LONDON (Reuters) - The British unit of German utility RWE on Wednesday submitted applications for permits to allow its Tilbury coal-fired power plant, which it has turned into a biomass station, run beyond a closure date set by EU environmental law.
The Tilbury plant in Essex east of London is expected to race through operating hours allocated under the EU’s Large Combustion Plant Directive (LCPD) by the end of 2013 at the latest, but re-licensing the station as a biomass plant would extend its lifetime by at least 10 years.
“With the viewpoint that we are going to run out (of allocated hours), it’s important that we start making those planning (applications) now so that the county council and the Environment Agency can determine them and then we can look at that plant moving forward post closure under LCPD,” a spokeswoman for RWE npower said.
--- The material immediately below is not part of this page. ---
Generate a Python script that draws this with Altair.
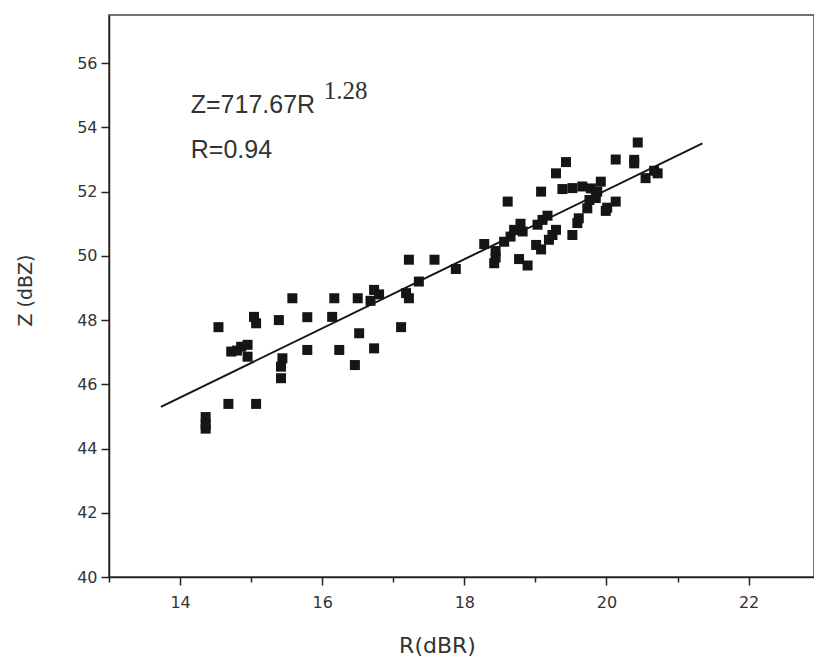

Obtaining new environmental and planning licences for the biomass plant is expected to take around 9 months, meaning that the station is expected to shut down for a period between when its LCPD allocated hours run out and when it can resume operations under the new permits, if they are given.
RWE npower said it was too soon to give a potential start date for the re-licensed plant or to comment on investments needed to upgrade the plant to fit new permit requirements.
If the plant receives new permits it will be able to operate until at least 2023 under EU law restricting emissions of climate-warming gases and pollution from power plants.
RWE npower opened the converted Tilbury plant in January, before a fire that ripped through the site closed it for four months until June.
Rival utility E.ON is also planning to convert one 500-MW unit at its Ironbridge coal plant to biomass early next year.
A spokesman said the current plan was for the plant to operate until the end of 2015 or until its LCPD allocated hours are used up, whichever comes first.